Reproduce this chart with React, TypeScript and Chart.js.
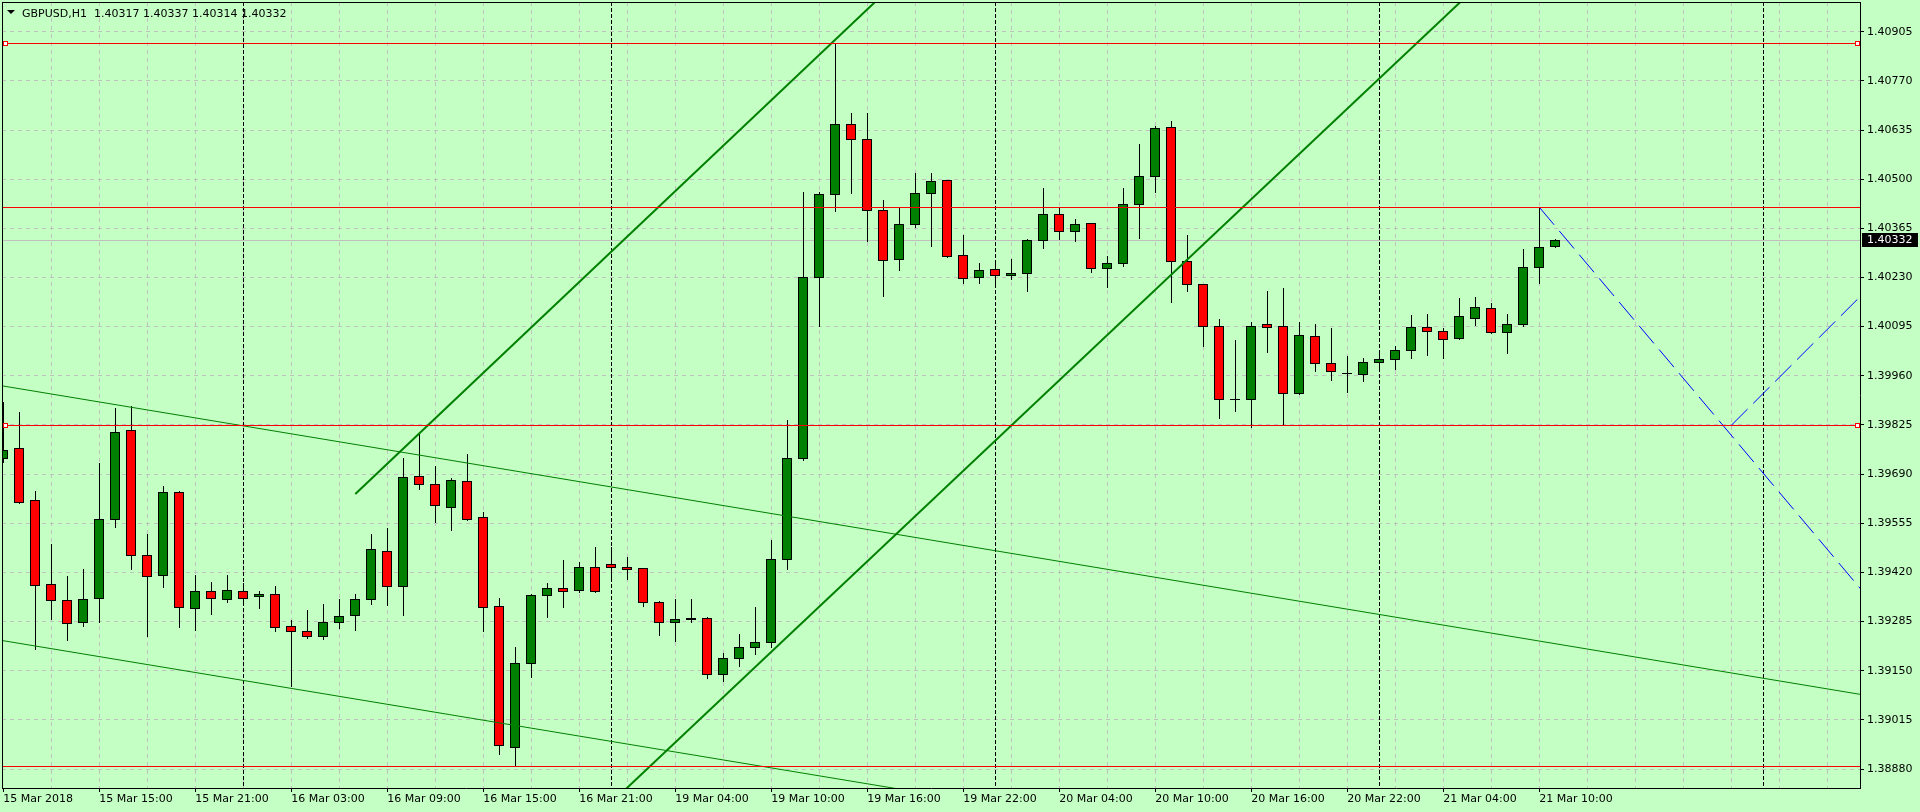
import React, { useEffect, useRef } from 'react';
import { Chart, registerables } from 'chart.js';

Chart.register(...registerables);

// ---------- data ----------
const SYMBOL = 'GBPUSD';
const PERIOD = 'H1';

const OPEN = [
  1.39734, 1.39761, 1.39618, 1.39387, 1.39343, 1.39283, 1.39350, 1.39566, 1.39810, 1.39467,
  1.39414, 1.39640, 1.39321, 1.39368, 1.39348, 1.39368, 1.39354, 1.39362, 1.39272, 1.39258,
  1.39244, 1.39285, 1.39302, 1.39346, 1.39480, 1.39384, 1.39686, 1.39664, 1.39601, 1.39670,
  1.39571, 1.39329, 1.38941, 1.39170, 1.39357, 1.39376, 1.39371, 1.39434, 1.39442, 1.39434,
  1.39431, 1.39340, 1.39283, 1.39291, 1.39296, 1.39140, 1.39186, 1.39214, 1.39230, 1.39458,
  1.39733, 1.40230, 1.40458, 1.40651, 1.40609, 1.40414, 1.40280, 1.40376, 1.40461, 1.40497,
  1.40291, 1.40230, 1.40252, 1.40236, 1.40241, 1.40332, 1.40403, 1.40357, 1.40379, 1.40255,
  1.40269, 1.40431, 1.40508, 1.40642, 1.40274, 1.40211, 1.40098, 1.39896, 1.39897, 1.40101,
  1.40096, 1.39912, 1.40068, 1.39994, 1.39969, 1.39966, 1.39997, 1.40005, 1.40030, 1.40093,
  1.40082, 1.40063, 1.40120, 1.40145, 1.40079, 1.40101, 1.40258, 1.40317,
];
const HIGH = [
  1.39887, 1.39861, 1.39643, 1.39499, 1.39410, 1.39429, 1.39720, 1.39871, 1.39876, 1.39525,
  1.39657, 1.39643, 1.39413, 1.39394, 1.39413, 1.39391, 1.39369, 1.39382, 1.39289, 1.39316,
  1.39332, 1.39347, 1.39362, 1.39525, 1.39542, 1.39733, 1.39804, 1.39711, 1.39678, 1.39744,
  1.39585, 1.39349, 1.39215, 1.39362, 1.39392, 1.39454, 1.39448, 1.39490, 1.39490, 1.39462,
  1.39433, 1.39342, 1.39348, 1.39346, 1.39298, 1.39200, 1.39252, 1.39326, 1.39508, 1.39838,
  1.40465, 1.40465, 1.40875, 1.40683, 1.40681, 1.40443, 1.40423, 1.40517, 1.40517, 1.40499,
  1.40346, 1.40269, 1.40277, 1.40282, 1.40337, 1.40477, 1.40423, 1.40390, 1.40381, 1.40288,
  1.40477, 1.40597, 1.40645, 1.40659, 1.40348, 1.40213, 1.40115, 1.40058, 1.40107, 1.40193,
  1.40201, 1.40109, 1.40101, 1.40091, 1.40014, 1.40008, 1.40030, 1.40043, 1.40127, 1.40129,
  1.40091, 1.40173, 1.40176, 1.40160, 1.40131, 1.40307, 1.40423, 1.40337,
];
const LOW = [
  1.39724, 1.39610, 1.39211, 1.39292, 1.39235, 1.39273, 1.39284, 1.39545, 1.39429, 1.39246,
  1.39381, 1.39271, 1.39262, 1.39306, 1.39338, 1.39338, 1.39323, 1.39258, 1.39109, 1.39240,
  1.39238, 1.39268, 1.39262, 1.39332, 1.39331, 1.39304, 1.39649, 1.39559, 1.39537, 1.39565,
  1.39260, 1.38922, 1.38887, 1.39133, 1.39298, 1.39326, 1.39365, 1.39366, 1.39401, 1.39401,
  1.39328, 1.39249, 1.39232, 1.39283, 1.39131, 1.39122, 1.39164, 1.39197, 1.39214, 1.39428,
  1.39730, 1.40097, 1.40413, 1.40463, 1.40331, 1.40178, 1.40251, 1.40369, 1.40317, 1.40285,
  1.40216, 1.40216, 1.40203, 1.40225, 1.40192, 1.40310, 1.40336, 1.40329, 1.40244, 1.40203,
  1.40261, 1.40339, 1.40466, 1.40163, 1.40192, 1.40043, 1.39845, 1.39864, 1.39820, 1.40025,
  1.39828, 1.39909, 1.39974, 1.39949, 1.39916, 1.39946, 1.39974, 1.39980, 1.40008, 1.40018,
  1.40008, 1.40060, 1.40100, 1.40078, 1.40023, 1.40098, 1.40216, 1.40314,
];
const CLOSE = [
  1.39756, 1.39614, 1.39386, 1.39343, 1.39280, 1.39348, 1.39568, 1.39807, 1.39469, 1.39409,
  1.39642, 1.39324, 1.39368, 1.39351, 1.39371, 1.39351, 1.39362, 1.39271, 1.39258, 1.39244,
  1.39283, 1.39299, 1.39346, 1.39483, 1.39384, 1.39681, 1.39662, 1.39606, 1.39673, 1.39568,
  1.39326, 1.38945, 1.39170, 1.39359, 1.39376, 1.39368, 1.39434, 1.39368, 1.39434, 1.39428,
  1.39340, 1.39283, 1.39291, 1.39296, 1.39142, 1.39186, 1.39214, 1.39230, 1.39456, 1.39733,
  1.40230, 1.40458, 1.40651, 1.40609, 1.40414, 1.40277, 1.40376, 1.40461, 1.40494, 1.40288,
  1.40228, 1.40250, 1.40236, 1.40241, 1.40332, 1.40403, 1.40357, 1.40376, 1.40255, 1.40269,
  1.40431, 1.40508, 1.40640, 1.40274, 1.40211, 1.40098, 1.39895, 1.39896, 1.40098, 1.40093,
  1.39912, 1.40071, 1.39994, 1.39972, 1.39969, 1.39999, 1.40005, 1.40032, 1.40093, 1.40082,
  1.40060, 1.40123, 1.40148, 1.40079, 1.40101, 1.40258, 1.40313, 1.40332,
];

const Y_TICKS = [
  1.38880, 1.39015, 1.39150, 1.39285, 1.39420, 1.39555, 1.39690, 1.39825,
  1.39960, 1.40095, 1.40230, 1.40365, 1.40500, 1.40635, 1.40770, 1.40905,
];
const Y_MIN = 1.388279;
const Y_MAX = 1.409866;
const X_MIN = -0.081;
const X_MAX = 116.044;
const X_GRID_STEP = 3;

const LABEL_BARS = [0, 6, 12, 18, 24, 30, 36, 42, 48, 54, 60, 66, 72, 78, 84, 90, 96];
const LABEL_TEXTS = [
  '15 Mar 2018', '15 Mar 15:00', '15 Mar 21:00', '16 Mar 03:00', '16 Mar 09:00',
  '16 Mar 15:00', '16 Mar 21:00', '19 Mar 04:00', '19 Mar 10:00', '19 Mar 16:00',
  '19 Mar 22:00', '20 Mar 04:00', '20 Mar 10:00', '20 Mar 16:00', '20 Mar 22:00',
  '21 Mar 04:00', '21 Mar 10:00',
];
const DAY_SEPARATORS = [15, 38, 62, 86, 110];

const RED_LEVELS = [1.40873, 1.40423, 1.39825, 1.38888];
const HANDLE_LEVELS = [1.40873, 1.39825];

const CHANNEL_TOP_X = [-1, 117];
const CHANNEL_TOP_Y = [1.399392, 1.390782];
const CHANNEL_BOTTOM_X = [-1, 60];
const CHANNEL_BOTTOM_Y = [1.392397, 1.387958];
const TREND_A_X = [22, 60];
const TREND_A_Y = [1.396353, 1.41216];
const TREND_B_X = [36, 95];
const TREND_B_Y = [1.387045, 1.411495];
const PROJ_DOWN_X = [96, 117];
const PROJ_DOWN_Y = [1.40423, 1.393268];
const PROJ_UP_X = [108, 117];
const PROJ_UP_Y = [1.39824, 1.402191];

// ---------- styles ----------
const BG = '#c4ffc4';
const GRID = '#c0c0c0';
const BULL = '#008000';
const BEAR = '#ff0000';
const FONT = 'DejaVu Sans';

const pts = (xs: number[], ys: number[]) => xs.map((x, k) => ({ x, y: ys[k] }));

const mtPlugin = {
  id: 'mt4',
  beforeDraw(chart: any) {
    const { ctx, width, height } = chart;
    ctx.save();
    ctx.fillStyle = BG;
    ctx.fillRect(0, 0, width, height);
    ctx.restore();
  },
  beforeDatasetsDraw(chart: any) {
    const { ctx, chartArea: a, scales } = chart;
    const xs = scales.x;
    const ys = scales.y;
    ctx.save();
    ctx.beginPath();
    ctx.rect(a.left, a.top, a.right - a.left, a.bottom - a.top);
    ctx.clip();
    // day separators
    ctx.strokeStyle = '#000';
    ctx.lineWidth = 1;
    ctx.setLineDash([4, 2]);
    for (const b of DAY_SEPARATORS) {
      const px = Math.round(xs.getPixelForValue(b)) + 0.5;
      ctx.beginPath();
      ctx.moveTo(px, a.top);
      ctx.lineTo(px, a.bottom);
      ctx.stroke();
    }
    ctx.setLineDash([]);
    // bid line
    const last = CLOSE[CLOSE.length - 1];
    const by = Math.round(ys.getPixelForValue(last));
    ctx.fillStyle = GRID;
    ctx.fillRect(a.left, by, a.right - a.left, 1);
    // candles
    for (let i = 0; i < OPEN.length; i++) {
      const cx = Math.round(xs.getPixelForValue(i));
      const yh = Math.round(ys.getPixelForValue(HIGH[i]));
      const yl = Math.round(ys.getPixelForValue(LOW[i]));
      const yo = Math.round(ys.getPixelForValue(OPEN[i]));
      const yc = Math.round(ys.getPixelForValue(CLOSE[i]));
      const top = Math.min(yo, yc);
      const bot = Math.max(yo, yc);
      ctx.fillStyle = '#000';
      ctx.fillRect(cx, yh, 1, yl - yh + 1);
      if (bot - top < 1) {
        ctx.fillRect(cx - 5, top, 10, 1);
      } else {
        ctx.fillRect(cx - 5, top, 10, bot - top + 1);
        if (bot - top > 1) {
          ctx.fillStyle = CLOSE[i] > OPEN[i] ? BULL : BEAR;
          ctx.fillRect(cx - 4, top + 1, 8, bot - top - 1);
        }
      }
    }
    ctx.restore();
  },
  afterDatasetsDraw(chart: any) {
    const { ctx, chartArea: a, scales } = chart;
    const ys = scales.y;
    ctx.save();
    ctx.fillStyle = '#ff0000';
    for (const lv of RED_LEVELS) {
      const py = Math.round(ys.getPixelForValue(lv));
      ctx.fillRect(a.left, py, a.right - a.left, 1);
    }
    // selection handles
    for (const lv of HANDLE_LEVELS) {
      const py = Math.round(ys.getPixelForValue(lv));
      for (const hx of [a.left + 1, a.right - 5]) {
        ctx.fillStyle = '#ff0000';
        ctx.fillRect(hx, py - 2, 5, 5);
        ctx.fillStyle = '#ffffff';
        ctx.fillRect(hx + 1, py - 1, 3, 3);
      }
    }
    ctx.restore();
  },
  afterDraw(chart: any) {
    const { ctx, chartArea: a, scales } = chart;
    const ys = scales.y;
    ctx.save();
    // frame top / left
    ctx.fillStyle = '#000';
    ctx.fillRect(a.left, a.top, a.right - a.left + 1, 1);
    ctx.fillRect(a.left, a.top, 1, a.bottom - a.top + 1);
    // current price box
    const last = CLOSE[CLOSE.length - 1];
    const py = Math.round(ys.getPixelForValue(last));
    ctx.fillStyle = '#000';
    ctx.fillRect(a.right + 2, py - 7, 56, 14);
    ctx.fillStyle = '#ffffff';
    ctx.font = `11px "${FONT}"`;
    ctx.textBaseline = 'middle';
    ctx.textAlign = 'left';
    ctx.fillText(last.toFixed(5), a.right + 7, py + 0.5);
    // title
    const n = CLOSE.length - 1;
    ctx.fillStyle = '#000';
    ctx.beginPath();
    ctx.moveTo(a.left + 5, a.top + 8);
    ctx.lineTo(a.left + 13, a.top + 8);
    ctx.lineTo(a.left + 9, a.top + 12);
    ctx.closePath();
    ctx.fill();
    ctx.textBaseline = 'alphabetic';
    const title = `${SYMBOL},${PERIOD}  ${OPEN[n].toFixed(5)} ${HIGH[n].toFixed(5)} ${LOW[n].toFixed(5)} ${CLOSE[n].toFixed(5)}`;
    ctx.fillText(title, a.left + 20, a.top + 15);
    ctx.restore();
  },
};

export default function App() {
  const ref = useRef<HTMLCanvasElement>(null);
  useEffect(() => {
    const lineDs = (xs: number[], ys: number[], color: string, width: number, dash: number[] = []) => ({
      type: 'line' as const,
      data: pts(xs, ys),
      borderColor: color,
      borderWidth: width,
      borderDash: dash,
      pointRadius: 0,
      fill: false,
      tension: 0,
    });
    const chart = new Chart(ref.current as HTMLCanvasElement, {
      type: 'line',
      data: {
        datasets: [
          lineDs(PROJ_DOWN_X, PROJ_DOWN_Y, '#0000ff', 1, [23, 8]),
          lineDs(PROJ_UP_X, PROJ_UP_Y, '#0000ff', 1, [23, 8]),
          lineDs(TREND_A_X, TREND_A_Y, '#008000', 2),
          lineDs(TREND_B_X, TREND_B_Y, '#008000', 2),
          lineDs(CHANNEL_TOP_X, CHANNEL_TOP_Y, '#008000', 1),
          lineDs(CHANNEL_BOTTOM_X, CHANNEL_BOTTOM_Y, '#008000', 1),
        ],
      },
      options: {
        animation: false,
        responsive: false,
        devicePixelRatio: 1,
        events: [],
        layout: { padding: { left: 2, top: 2, right: 0, bottom: 0 } },
        plugins: { legend: { display: false }, tooltip: { enabled: false } },
        scales: {
          x: {
            type: 'linear',
            min: X_MIN,
            max: X_MAX,
            afterBuildTicks: (s: any) => {
              const t: any[] = [];
              for (let v = 0; v <= X_MAX; v += X_GRID_STEP) t.push({ value: v });
              s.ticks = t;
            },
            afterFit: (s: any) => {
              s.height = 24;
              s.paddingLeft = 0;
              s.paddingRight = 0;
            },
            ticks: {
              autoSkip: false,
              maxRotation: 0,
              minRotation: 0,
              align: 'start',
              padding: 1,
              color: '#000',
              font: { family: FONT, size: 11 },
              callback: (v: any) => {
                const k = LABEL_BARS.indexOf(Number(v));
                return k >= 0 ? LABEL_TEXTS[k] : '';
              },
            },
            grid: {
              color: (c: any) => (c.tick && c.tick.value === 0 ? 'rgba(0,0,0,0)' : GRID),
              lineWidth: 1,
              tickLength: 4,
              tickColor: (c: any) => (c.tick && LABEL_BARS.indexOf(c.tick.value) >= 0 ? '#000' : 'rgba(0,0,0,0)'),
              tickBorderDash: [],
            },
            border: { display: true, color: '#000', width: 1, dash: [4, 4] },
          },
          y: {
            type: 'linear',
            position: 'right',
            min: Y_MIN,
            max: Y_MAX,
            afterBuildTicks: (s: any) => {
              s.ticks = Y_TICKS.map((v) => ({ value: v }));
            },
            afterFit: (s: any) => {
              s.width = 60;
              s.paddingTop = 0;
              s.paddingBottom = 0;
            },
            ticks: {
              padding: 3,
              color: '#000',
              font: { family: FONT, size: 11 },
              callback: (v: any) => Number(v).toFixed(5),
            },
            grid: {
              color: GRID,
              lineWidth: 1,
              tickLength: 4,
              tickColor: '#000',
              tickBorderDash: [],
            },
            border: { display: true, color: '#000', width: 1, dash: [4, 4] },
          },
        },
      },
      plugins: [mtPlugin],
    } as any);
    return () => chart.destroy();
  }, []);
  return (
    <div style={{ position: 'absolute', left: 0, top: 0, width: 1920, height: 812 }}>
      <canvas ref={ref} width={1920} height={812} style={{ display: 'block', width: 1920, height: 812 }} />
    </div>
  );
}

....

Task statement: Leave out the pictures, then repeat the listing above exactly from its first line to the line with "const PERIOD = 'H1';", inclusive.

Solution for this problem:
Reproduce this chart with React, TypeScript and Chart.js.
import React, { useEffect, useRef } from 'react';
import { Chart, registerables } from 'chart.js';

Chart.register(...registerables);

// ---------- data ----------
const SYMBOL = 'GBPUSD';
const PERIOD = 'H1';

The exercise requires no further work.